A lack of disclosure

There was a strange story in The Post this weekend. The basic theme of the story is that everyone is leaving Wellington and it is the Government’s fault. One particularly weird extract was this:

An out of work contractor, an open home, the finance minister flashing the cash.

The stuff of nightmares, according to 48-year-old Pete, the aforementioned unemployed contractor, who earlier this week spent eight hours on the Northern Explorer from Hamilton to Wellington staring out of a window as he pondered his – and his family’s –future.

A day or so before he had dreamt he and his wife had to sell their house. “We were doing an open home, and Nicola Willis blew through the place and says, ‘I’ll have this. It’ll make a great rental’.

“That was actually a nightmare I had.”

So the story starts with Pete (who isn’t actually Pete) talking about a nightmare involving Nicola Willis, and someone this is part of the story.

But the main focus is about a couple:

Te Hinemoa Hiroki-Tuiono and partner Aaron Moss are heading to Asia next week. …

Said Hiroki-Tuiono: “It is utterly bleak. The cuts to the public sectoraren’t just constrained to the Government ‒ it’s affecting the private sector as well. Small businesses in the Wellington CBD seem to be taking quite a big hit from this and there are hiring restrictions in the larger organisations too.

“Making the decision to leave was really difficult. I have met some amazing people in the public sector who work insanely hard. It has been awful to see their work degraded.”

I always get interested when I see random members of the public get interviewed, and they seem so highly critical (or supportive) of the Government. So I did a google.

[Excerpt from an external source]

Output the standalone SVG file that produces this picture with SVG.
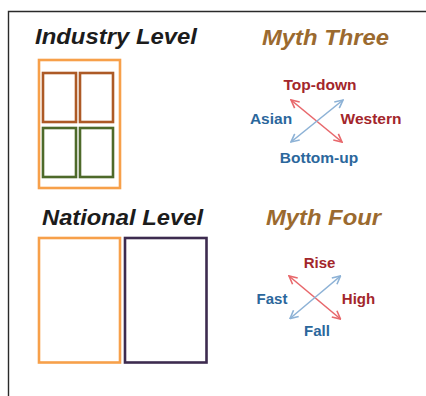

It turns out she was a staffer for former Labour Minister Kiri Allan. This doesn’t mean she shouldn’t be in the story, but surely it would be helpful to mention this.

Now how did it happen that The Post of all the people in Wellington happened to find a former staffer for Kiri Allan for their story? Well the journalist who wrote the story just happened to be a former press secretary for Kiri Allan.

Once again this doesn’t mean she should not get to write political stories, but shouldn’t this be disclosed? A former press secretary for a Labour Minister interviews a former staffer for the same Minister for an article critical of the Government, and none of this is disclosed.

And people wonder why trust in media keeps dropping.

I also wonder why the Government is planning to pass a law to bail out media that readers are abandoning by forcing Internet companies to fund them.